By Bishop David Ricken | October 27, 2016

This week is National Vocation Awareness Week in the diocese. I would like to take this opportunity this week to share with you a personal story of my journey to the priesthood. In 1974, I was finishing my fourth year of priestly studies at Conception Seminary College in Conception, Mo. I had already been in the seminary for eight years, having started as a freshman in high school at St. Francis Seminary in Victoria, Kan.

I enjoyed my years in the seminary. However, I felt I was on a bit of a treadmill and did not want to presume I was at the pinnacle of my formation. At this same time, I was feeling a call to deepening my prayer life and felt compelled to enhance my methods of praying and meditation. I had heard about a Trappist monastery in southern Missouri, Our Lady of the Assumption Monastery in Ava, Mo., and decided to visit it on an academic break. I thought that if I wanted to learn to pray, I should go to the experts. Trappist monks spend their entire day praying and working in praise of God while also committing to a vow of silence.

I took a bold step and asked the Abbot if he would be open to my coming for an entire school year in which I would offer to work for my keep

while learning to pray. Surprisingly, he was quite open to my request, as long as my bishop would give me permission. My bishop, where I grew up, Most Rev. Marion Forst, Bishop of Dodge City, Kan., was a bit puzzled by my request. However, he graciously granted me permission. Today, I am still so very grateful to him and to Abbot Robert of Ava for listening and granting my unconventional request as a young seminarian in my formation to become a better man of prayer.

During the academic year of 1974-75, I lived the life of a monk, praying several times a day in the choir stalls with the monks. It was with them that I learned to use silence to cultivate my interior relationship with our Lord, acquiring even a greater love of the Psalms and the Scriptures through lectio divina, and to savor the prayers of the Mass. I also learned the value of manual labor, having assisted the monks in their concrete and cinder block factory. This was a very critical, pivotal year in my journey to the priesthood and has supported my spiritual life all of these years.

Several years after my time at Our Lady of the Assumption Monastery, some dioceses around the country began what they called, “The Spirituality Year,” or rather, a “novitiate” for diocesan seminarians. Today there are still a few of these programs around the country and they are doing well.

I ask you this week to please remember to pray regularly for our seminarians who are currently receiving very good formation in the seminary and also in the Integrated Priestly Formation program (IPF), which is a summer program of spiritual formation held in Omaha, Neb. Spiritual formation is key to becoming a good priest.

I wanted to share this experience with you during National Vocation Awareness Week because I think many young people are being called to take a step back and learn to pray more deeply.
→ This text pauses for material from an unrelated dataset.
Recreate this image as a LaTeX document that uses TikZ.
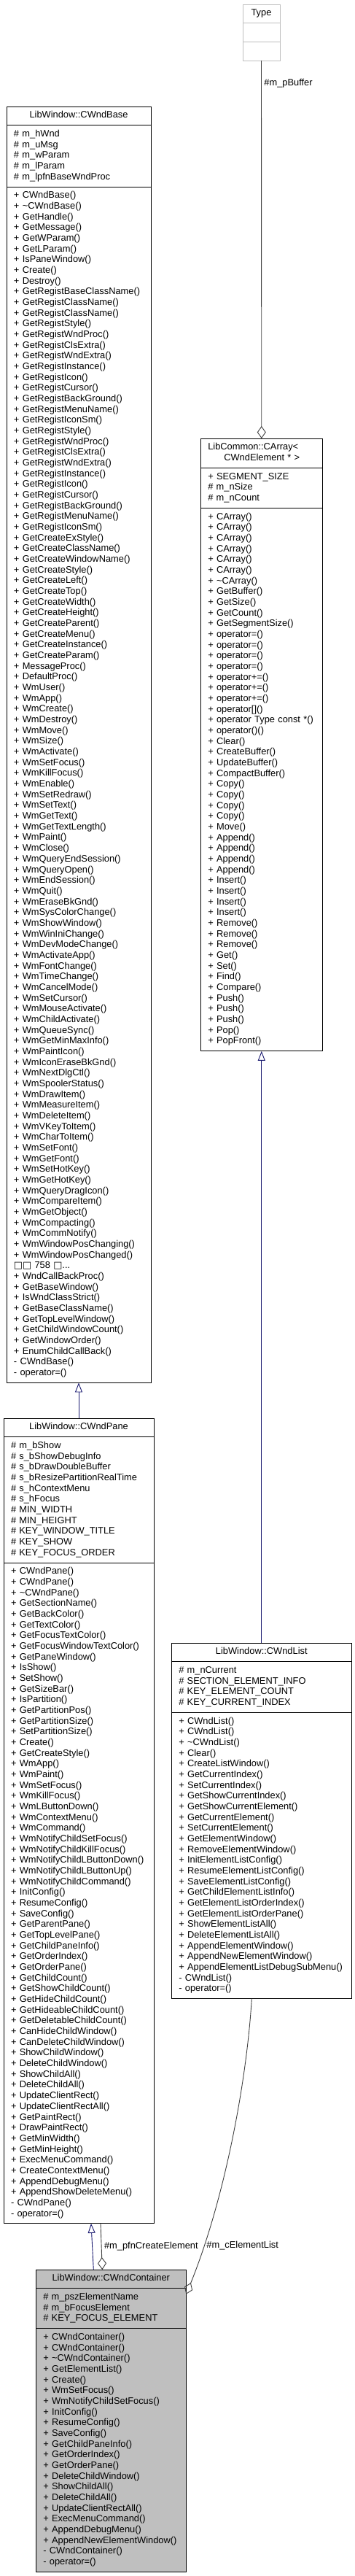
\documentclass[tikz,border=0pt]{standalone}
\usepackage{fontspec}
\setmainfont{Liberation Sans}
\newfontfamily\boxfont{DejaVu Sans}
\usetikzlibrary{arrows.meta, positioning, bending}
\definecolor{midnight}{RGB}{25,25,112}
\definecolor{edgegray}{RGB}{64,64,64}
\definecolor{boxgray}{RGB}{191,191,191}
\newcommand{\umlfont}{\fontsize{12.85}{14.67}\selectfont}
\setlength{\parindent}{0pt}
\tikzset{
	clshead/.style={draw, line width=.9pt, outer sep=0pt, inner xsep=10pt, inner ysep=5.5pt,
		font=\umlfont, align=center, execute at begin node=\strut, execute at end node=\strut},
	clsbody/.style={clshead, align=left},
	inherit/.style={draw=midnight, line width=.9pt, -{Triangle[open, length=13pt, width=10pt]}},
	member/.style={draw=edgegray, line width=.9pt, -{Diamond[open, length=17pt, width=12pt]}},
	lbl/.style={font=\umlfont, inner sep=1.5pt}
}
\begin{document}
\begin{tikzpicture}[x=1pt, y=1pt]
	\useasboundingbox (0,0) rectangle (487,-3531);

	\node[clshead, draw=boxgray, text width=31pt, anchor=north west] (typehead) at (333,-6) {Type};
	\node[clshead, draw=boxgray, text width=31pt, below=0pt of typehead] (typeattr) {};
	\node[clshead, draw=boxgray, text width=31pt, below=0pt of typeattr] (typeops) {};

	\node[clsbody, text width=147pt, anchor=north west] (arrhead) at (275.3,-601) {LibCommon::CArray<\\\hspace*{22pt}CWndElement *~>};
	\node[clsbody, text width=147pt, below=0pt of arrhead] (arrattr) {+~SEGMENT\_SIZE\\\#~m\_nSize\\\#~m\_nCount};
	\node[clsbody, text width=147pt, below=0pt of arrattr] (arrops) {+~CArray()\\+~CArray()\\+~CArray()\\+~CArray()\\+~CArray()\\+~CArray()\\
		+~\textasciitilde CArray()\\+~GetBuffer()\\+~GetSize()\\+~GetCount()\\+~GetSegmentSize()\\
		+~operator=()\\+~operator=()\\+~operator=()\\+~operator=()\\+~operator+=()\\+~operator+=()\\+~operator+=()\\
		+~operator[]()\\+~operator Type const *()\\+~operator()()\\+~Clear()\\+~CreateBuffer()\\+~UpdateBuffer()\\
		+~CompactBuffer()\\+~Copy()\\+~Copy()\\+~Copy()\\+~Copy()\\+~Move()\\+~Append()\\+~Append()\\+~Append()\\+~Append()\\
		+~Insert()\\+~Insert()\\+~Insert()\\+~Insert()\\+~Remove()\\+~Remove()\\+~Remove()\\+~Get()\\+~Set()\\+~Find()\\
		+~Compare()\\+~Push()\\+~Push()\\+~Push()\\+~Pop()\\+~PopFront()};

	\node[clshead, text width=178pt, anchor=north west] (basehead) at (9,-146) {LibWindow::CWndBase};
	\node[clsbody, text width=178pt, below=0pt of basehead] (baseattr) {\#~m\_hWnd\\\#~m\_uMsg\\\#~m\_wParam\\\#~m\_lParam\\\#~m\_lpfnBaseWndProc};
	\node[clsbody, text width=178pt, below=0pt of baseattr] (baseops) {+~CWndBase()\\+~\textasciitilde CWndBase()\\+~GetHandle()\\+~GetMessage()\\
		+~GetWParam()\\+~GetLParam()\\+~IsPaneWindow()\\+~Create()\\+~Destroy()\\+~GetRegistBaseClassName()\\
		+~GetRegistClassName()\\+~GetRegistClassName()\\+~GetRegistStyle()\\+~GetRegistWndProc()\\+~GetRegistClsExtra()\\
		+~GetRegistWndExtra()\\+~GetRegistInstance()\\+~GetRegistIcon()\\+~GetRegistCursor()\\+~GetRegistBackGround()\\
		+~GetRegistMenuName()\\+~GetRegistIconSm()\\+~GetRegistStyle()\\+~GetRegistWndProc()\\+~GetRegistClsExtra()\\
		+~GetRegistWndExtra()\\+~GetRegistInstance()\\+~GetRegistIcon()\\+~GetRegistCursor()\\+~GetRegistBackGround()\\
		+~GetRegistMenuName()\\+~GetRegistIconSm()\\+~GetCreateExStyle()\\+~GetCreateClassName()\\+~GetCreateWindowName()\\
		+~GetCreateStyle()\\+~GetCreateLeft()\\+~GetCreateTop()\\+~GetCreateWidth()\\+~GetCreateHeight()\\
		+~GetCreateParent()\\+~GetCreateMenu()\\+~GetCreateInstance()\\+~GetCreateParam()\\+~MessageProc()\\
		+~DefaultProc()\\+~WmUser()\\+~WmApp()\\+~WmCreate()\\+~WmDestroy()\\+~WmMove()\\+~WmSize()\\+~WmActivate()\\
		+~WmSetFocus()\\+~WmKillFocus()\\+~WmEnable()\\+~WmSetRedraw()\\+~WmSetText()\\+~WmGetText()\\
		+~WmGetTextLength()\\+~WmPaint()\\+~WmClose()\\+~WmQueryEndSession()\\+~WmQueryOpen()\\+~WmEndSession()\\
		+~WmQuit()\\+~WmEraseBkGnd()\\+~WmSysColorChange()\\+~WmShowWindow()\\+~WmWinIniChange()\\
		+~WmDevModeChange()\\+~WmActivateApp()\\+~WmFontChange()\\+~WmTimeChange()\\+~WmCancelMode()\\
		+~WmSetCursor()\\+~WmMouseActivate()\\+~WmChildActivate()\\+~WmQueueSync()\\+~WmGetMinMaxInfo()\\
		+~WmPaintIcon()\\+~WmIconEraseBkGnd()\\+~WmNextDlgCtl()\\+~WmSpoolerStatus()\\+~WmDrawItem()\\
		+~WmMeasureItem()\\+~WmDeleteItem()\\+~WmVKeyToItem()\\+~WmCharToItem()\\+~WmSetFont()\\+~WmGetFont()\\
		+~WmSetHotKey()\\+~WmGetHotKey()\\+~WmQueryDragIcon()\\+~WmCompareItem()\\+~WmGetObject()\\
		+~WmCompacting()\\+~WmCommNotify()\\+~WmWindowPosChanging()\\+~WmWindowPosChanged()\\
		{\boxfont □□}~758~{\boxfont □}...\\+~WndCallBackProc()\\+~GetBaseWindow()\\+~IsWndClassStrict()\\
		+~GetBaseClassName()\\+~GetTopLevelWindow()\\+~GetChildWindowCount()\\+~GetWindowOrder()\\
		+~EnumChildCallBack()\\-~CWndBase()\\-~operator=()};

	\node[clshead, text width=186pt, anchor=north west] (panehead) at (5,-1944) {LibWindow::CWndPane};
	\node[clsbody, text width=186pt, below=0pt of panehead] (paneattr) {\#~m\_bShow\\\#~s\_bShowDebugInfo\\\#~s\_bDrawDoubleBuffer\\
		\#~s\_bResizePartitionRealTime\\\#~s\_hContextMenu\\\#~s\_hFocus\\\#~MIN\_WIDTH\\\#~MIN\_HEIGHT\\
		\#~KEY\_WINDOW\_TITLE\\\#~KEY\_SHOW\\\#~KEY\_FOCUS\_ORDER};
	\node[clsbody, text width=186pt, below=0pt of paneattr] (paneops) {+~CWndPane()\\+~CWndPane()\\+~\textasciitilde CWndPane()\\
		+~GetSectionName()\\+~GetBackColor()\\+~GetTextColor()\\+~GetFocusTextColor()\\+~GetFocusWindowTextColor()\\
		+~GetPaneWindow()\\+~IsShow()\\+~SetShow()\\+~GetSizeBar()\\+~IsPartition()\\+~GetPartitionPos()\\
		+~GetPartitionSize()\\+~SetPartitionSize()\\+~Create()\\+~GetCreateStyle()\\+~WmApp()\\+~WmPaint()\\
		+~WmSetFocus()\\+~WmKillFocus()\\+~WmLButtonDown()\\+~WmContextMenu()\\+~WmCommand()\\
		+~WmNotifyChildSetFocus()\\+~WmNotifyChildKillFocus()\\+~WmNotifyChildLButtonDown()\\
		+~WmNotifyChildLButtonUp()\\+~WmNotifyChildCommand()\\+~InitConfig()\\+~ResumeConfig()\\+~SaveConfig()\\
		+~GetParentPane()\\+~GetTopLevelPane()\\+~GetChildPaneInfo()\\+~GetOrderIndex()\\+~GetOrderPane()\\
		+~GetChildCount()\\+~GetShowChildCount()\\+~GetHideChildCount()\\+~GetHideableChildCount()\\
		+~GetDeletableChildCount()\\+~CanHideChildWindow()\\+~CanDeleteChildWindow()\\+~ShowChildWindow()\\
		+~DeleteChildWindow()\\+~ShowChildAll()\\+~DeleteChildAll()\\+~UpdateClientRect()\\+~UpdateClientRectAll()\\
		+~GetPaintRect()\\+~DrawPaintRect()\\+~GetMinWidth()\\+~GetMinHeight()\\+~ExecMenuCommand()\\
		+~CreateContextMenu()\\+~AppendDebugMenu()\\+~AppendShowDeleteMenu()\\-~CWndPane()\\-~operator=()};

	\node[clshead, text width=227pt, anchor=north west] (listhead) at (235.3,-2252) {LibWindow::CWndList};
	\node[clsbody, text width=227pt, below=0pt of listhead] (listattr) {\#~m\_nCurrent\\\#~SECTION\_ELEMENT\_INFO\\
		\#~KEY\_ELEMENT\_COUNT\\\#~KEY\_CURRENT\_INDEX};
	\node[clsbody, text width=227pt, below=0pt of listattr] (listops) {+~CWndList()\\+~CWndList()\\+~\textasciitilde CWndList()\\
		+~Clear()\\+~CreateListWindow()\\+~GetCurrentIndex()\\+~SetCurrentIndex()\\+~GetShowCurrentIndex()\\
		+~GetShowCurrentElement()\\+~GetCurrentElement()\\+~SetCurrentElement()\\+~GetElementWindow()\\
		+~RemoveElementWindow()\\+~InitElementListConfig()\\+~ResumeElementListConfig()\\+~SaveElementListConfig()\\
		+~GetChildElementListInfo()\\+~GetElementListOrderIndex()\\+~GetElementListOrderPane()\\
		+~ShowElementListAll()\\+~DeleteElementListAll()\\+~AppendElementWindow()\\+~AppendNewElementWindow()\\
		+~AppendElementListDebugSubMenu()\\-~CWndList()\\-~operator=()};

	\node[clshead, fill=boxgray, text width=186pt, anchor=north west] (conthead) at (49.3,-3111) {LibWindow::CWndContainer};
	\node[clsbody, fill=boxgray, text width=186pt, below=0pt of conthead] (contattr) {\#~m\_pszElementName\\
		\#~m\_bFocusElement\\\#~KEY\_FOCUS\_ELEMENT};
	\node[clsbody, fill=boxgray, text width=186pt, below=0pt of contattr] (contops) {+~CWndContainer()\\+~CWndContainer()\\
		+~\textasciitilde CWndContainer()\\+~GetElementList()\\+~Create()\\+~WmSetFocus()\\+~WmNotifyChildSetFocus()\\
		+~InitConfig()\\+~ResumeConfig()\\+~SaveConfig()\\+~GetChildPaneInfo()\\+~GetOrderIndex()\\+~GetOrderPane()\\
		+~DeleteChildWindow()\\+~ShowChildAll()\\+~DeleteChildAll()\\+~UpdateClientRectAll()\\+~ExecMenuCommand()\\
		+~AppendDebugMenu()\\+~AppendNewElementWindow()\\-~CWndContainer()\\-~operator=()};

	\draw[member] (typeops.south) -- (arrhead.north) node[lbl, pos=0.06, right=2pt] {\#m\_pBuffer};
	\draw[inherit] (listhead.north) -- (arrops.south);
	\draw[inherit] (panehead.north) -- (baseops.south);
	\draw[inherit] ([xshift=-24pt]conthead.north) -- ([xshift=17pt]paneops.south);
	\draw[member] ([xshift=30pt]paneops.south) -- ([xshift=-12pt]conthead.north) node[lbl, midway, right=2pt] {\#m\_pfnCreateElement};
	\draw[member] ([xshift=-13.5pt]listops.south) .. controls (338,-2860) and (305,-3030) .. ([yshift=-8pt]conthead.south east)
		node[lbl, pos=0.82, right=1pt] {\#m\_cElementList};
\end{tikzpicture}
\end{document}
Not everyone needs to go to a monastery to learn, but we all need to pay attention to the many invitations that Jesus places upon our hearts to spend more time with him in prayer. Learning to pray is worth it and I hope that many young people from this diocese take advantage of the various offerings that are available to make a retreat, visit Catholic Youth Expeditions, pray at a chapel, get involved in campus ministry, or take interest in a religious order. Investing time now will bring greater joy in the future!”

Thank you so much for your prayers for vocations, for our seminarians and for your generosity in providing them the very best in their formation!